Four members of Canada’s Black architects community offered advice on partnering with other Black professionals and maintaining strong alliances with supportive white colleagues during a recent online panel billed as Lived Experiences in Architecture.
Panel moderator Sam Oboh, a former president of the Royal Architectural Institute of Canada, observed that Blacks make up less than two per cent of the profession in North America.
“This is an opportunity for us to…have a frank conversation around anti-Black racism in the design community,” said Oboh, who’s based in Edmonton as vice-president at Ensight+ Architecture.
“We’re in a profession that is notable for creativity, a profession that is notable for innovation. We’re good when it comes to resilience, we enhance people’s quality of life with what we do. It’s unthinkable that discrimination based on skin colour and some of the evils of the society is actually quite glaring.”
Oboh and the other three panellists are members of the Black Architects and Interior Designers Association (BAIDA). Farida Abu-Bakare is a senior project architect at Adjaye Associates and was connecting from Ghana; Yale alumnus Anne-Marie Armstrong co-founded AAmp Studio and is an assistant architecture teaching professor at the University of Toronto; and Shane Laptiste is the founder and principal of the Studio of Contemporary Architecture based in Toronto.
The panel, co-presented by RAIC and BAIDA, was held earlier this month.
Given the modest number of Black architects in practice, Oboh asked Laptiste, what can they do to develop an adequate client base?
Laptiste noted that one strategy he employed not long out of McGill’s school of architecture was to reach out to community associations in Montreal.

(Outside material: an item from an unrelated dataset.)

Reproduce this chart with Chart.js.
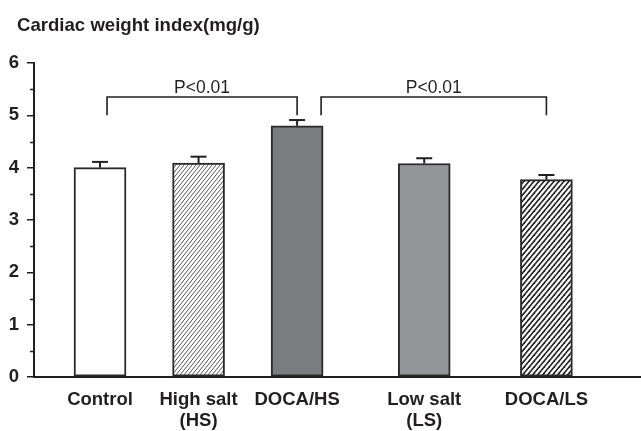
<!DOCTYPE html>
<html>
<head>
<meta charset="utf-8">
<script src="https://cdn.jsdelivr.net/npm/chart.js@4/dist/chart.umd.min.js"></script>
<style>
  html, body { margin: 0; padding: 0; background: #ffffff; }
  #wrap { width: 641px; height: 431px; position: relative; }
</style>
</head>
<body>
<div id="wrap"><canvas id="c" width="641" height="431"></canvas></div>
<script>
// ---- data ----
const titleText = 'Cardiac weight index(mg/g)';
const categories = ['Control', 'High salt\n(HS)', 'DOCA/HS', 'Low salt\n(LS)', 'DOCA/LS'];
const values = [4.00, 4.09, 4.80, 4.08, 3.77];
const errors = [0.11, 0.12, 0.11, 0.10, 0.09];
const yTickLabels = ['0', '1', '2', '3', '4', '5', '6'];
const comparisons = [
  { from: 0, to: 2, label: 'P<0.01' },
  { from: 2, to: 4, label: 'P<0.01' }
];
// ---- layout (not data) ----
const xPos = [1, 2, 3, 4.29, 5.53];
const INK = '#231f20';
const FONT = '"Liberation Sans", Arial, Helvetica, sans-serif';

function hatch(w, h, lw, color) {
  const c = document.createElement('canvas');
  c.width = w; c.height = h;
  const g = c.getContext('2d');
  g.fillStyle = '#ffffff';
  g.fillRect(0, 0, w, h);
  g.strokeStyle = color;
  g.lineWidth = lw;
  for (const o of [-w, 0, w]) {
    g.beginPath();
    g.moveTo(o - w, 2 * h);
    g.lineTo(o + 2 * w, -h);
    g.stroke();
  }
  return g.createPattern(c, 'repeat');
}

const ctx = document.getElementById('c').getContext('2d');
const fills = ['#ffffff', hatch(4, 5, 0.9, '#444444'), '#7b7c80', '#949598', hatch(5, 6, 1.6, '#222222')];

const decorPlugin = {
  id: 'decor',
  afterDraw(chart) {
    const g = chart.ctx;
    const xs = chart.scales.x, ys = chart.scales.y;
    g.save();
    // title
    g.fillStyle = INK;
    g.font = 'bold 18.6px ' + FONT;
    g.textAlign = 'left';
    g.textBaseline = 'alphabetic';
    g.fillText(titleText, 17, 31);
    // minor y ticks
    g.strokeStyle = INK;
    g.lineWidth = 1.5;
    const axX = chart.chartArea.left;
    for (let v = 0.5; v < 6; v += 1) {
      const y = Math.round(ys.getPixelForValue(v)) + 0.5;
      g.beginPath(); g.moveTo(axX - 4, y); g.lineTo(axX, y); g.stroke();
    }
    // error bars
    g.lineWidth = 2;
    const meta = chart.getDatasetMeta(0);
    meta.data.forEach((el, i) => {
      const x = el.x;
      const y0 = ys.getPixelForValue(values[i]);
      const y1 = ys.getPixelForValue(values[i] + errors[i]);
      g.beginPath(); g.moveTo(x, y0); g.lineTo(x, y1); g.stroke();
      g.beginPath(); g.moveTo(x - 8, y1); g.lineTo(x + 8, y1); g.stroke();
    });
    // comparison brackets
    const topY = ys.getPixelForValue(5.35);
    const botY = ys.getPixelForValue(5.0);
    g.lineWidth = 1.6;
    g.font = '17.5px ' + FONT;
    g.textAlign = 'center';
    g.textBaseline = 'alphabetic';
    comparisons.forEach((c, k) => {
      const xa = xs.getPixelForValue(xPos[c.from]) + (k === 0 ? 7 : 24);
      const xb = xs.getPixelForValue(xPos[c.to]);
      g.beginPath();
      g.moveTo(xa, botY); g.lineTo(xa, topY); g.lineTo(xb, topY); g.lineTo(xb, botY);
      g.stroke();
      g.fillText(c.label, (xa + xb) / 2, topY - 4.5);
    });
    g.restore();
  }
};

new Chart(ctx, {
  type: 'bar',
  data: {
    datasets: [{
      data: values.map((v, i) => ({ x: xPos[i], y: v })),
      backgroundColor: fills,
      borderColor: '#2a2a2a',
      borderWidth: 2,
      borderSkipped: false,
      barThickness: 52
    }]
  },
  options: {
    responsive: false,
    animation: false,
    devicePixelRatio: 1,
    layout: { padding: { top: 63, right: 0, bottom: 0, left: 0 } },
    plugins: { legend: { display: false }, tooltip: { enabled: false }, title: { display: false } },
    scales: {
      x: {
        type: 'linear',
        min: 0.33,
        max: 6.49,
        offset: false,
        afterFit(s) { s.height = 54; },
        afterBuildTicks(s) { s.ticks = xPos.map(v => ({ value: v })); },
        grid: { display: false, offset: false, drawTicks: false },
        border: { display: true, color: INK, width: 2 },
        ticks: {
          autoSkip: false,
          maxRotation: 0,
          padding: 13,
          color: INK,
          font: { family: FONT, size: 18.5, weight: 'bold', lineHeight: 1.12 },
          callback(value, index) { return categories[index].split('\n'); }
        }
      },
      y: {
        min: 0,
        max: 6,
        afterFit(s) { s.width = 34; },
        afterBuildTicks(s) { s.ticks = yTickLabels.map(t => ({ value: Number(t) })); },
        grid: { display: true, drawOnChartArea: false, drawTicks: true, tickLength: 7, color: INK, lineWidth: 1.5 },
        border: { display: true, color: INK, width: 2 },
        ticks: {
          padding: 8,
          color: INK,
          font: { family: FONT, size: 18.5, weight: 'bold' },
          callback(value, index) { return yTickLabels[index]; }
        }
      }
    }
  },
  plugins: [decorPlugin]
});
</script>
</body>
</html>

He volunteered for an organization that had provided cultural and musical education quite successfully for Blacks in the 20th century but had fallen on hard times lately and their building was in disrepair.
This was an opportunity not only for him to launch his career but also participate in the rebirth of the organization and, beyond that, community-building.

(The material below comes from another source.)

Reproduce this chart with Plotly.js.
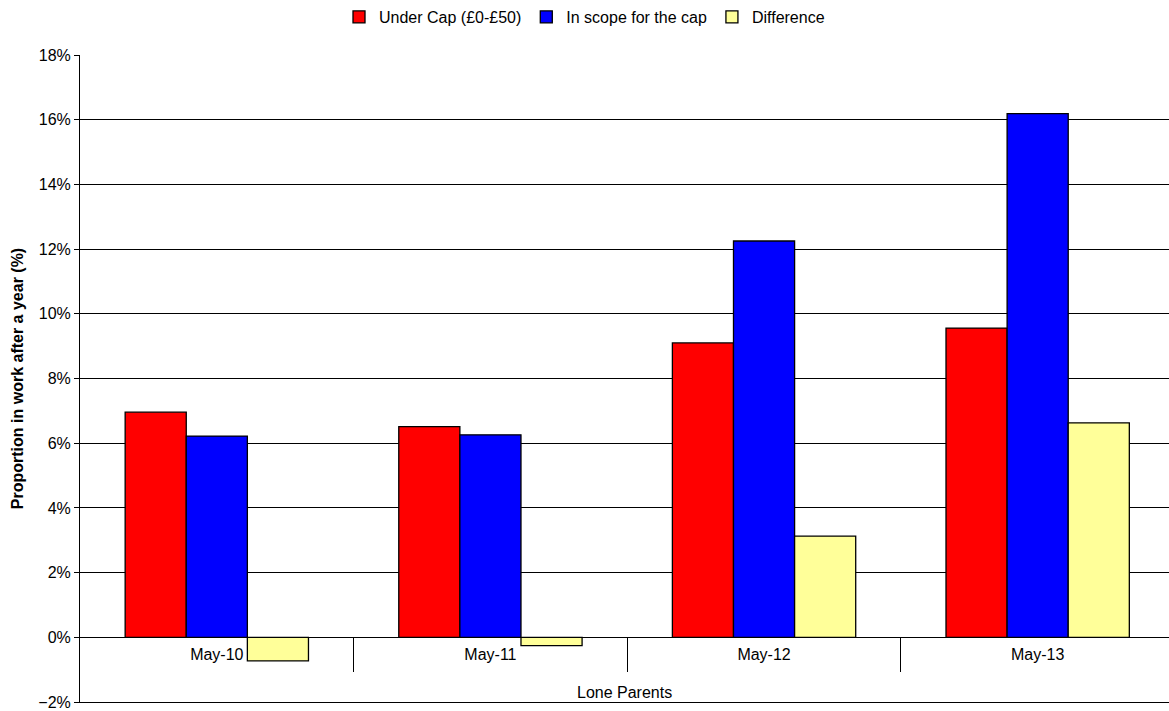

“Just being there was a good opportunity to show other members of the community what architecture can do, and how thinking about buildings in the way that architects approach buildings really can support and improve and make a building more sustainable and more realistic from a financial and an environmental standpoint,” said Laptiste.
“It’s also outreach and giving your time.”
Armstrong added that Black architects would do well to master those outreach talents as a way to increase the profession’s relevance.
“The more that we can encourage, especially with larger-scale projects, this idea of community engagement, and asking the community what their thoughts are on larger developments, housing developments, civic developments, etc., I think the more that we can engage the public in increasing the relevancy of our profession as a result,” she said.
Abu-Bakare noted that their group, BAIDA, was founded in part to create liaisons with other leaders in the Black community.
“It was really to tap into other organizations like the Black lawyers, the Black engineers, the Black financial group, the Black technology group, because those are all people who extensively become a network that we can pursue as clients, because they are all a part of large organizations that are minority-led as well,” Abu-Bakare said. “And it’s finding those people that are already leading within our community and uplifting them while we uplift ourselves.”
In her own practice Armstrong specializes in accessibility by studying borders, exploring the theme of exclusion that many Blacks experience, she said.
“We don’t really talk about that in architecture school, you know, who are our users who feel welcome in a building. Who doesn’t? How are we as designers promoting inclusion or exclusion or embedding that in our designs?” she said, noting she had students go out into the community to document thresholds of inclusion.
It was an eye-opening experience and well received by the students, said Armstrong.
She later advocated for continuing to work with white allies in the profession who can provide leadership, mentorship and opportunities that open doors. Laptiste further noted that engaging the profession — encouraging others to question their assumptions and address their biases — was imperative.
“I think it’s crucial, and it’s going to be a very long process to actually create that full equity and inclusion within the profession,” he said.
The process would create partners in reform among young, activist white architects, Laptiste suggested.
“It’s actively engaging with younger members of the profession, making sure that their voices can be heard, and not only heard but actually acted upon, if they do see injustices,” he said.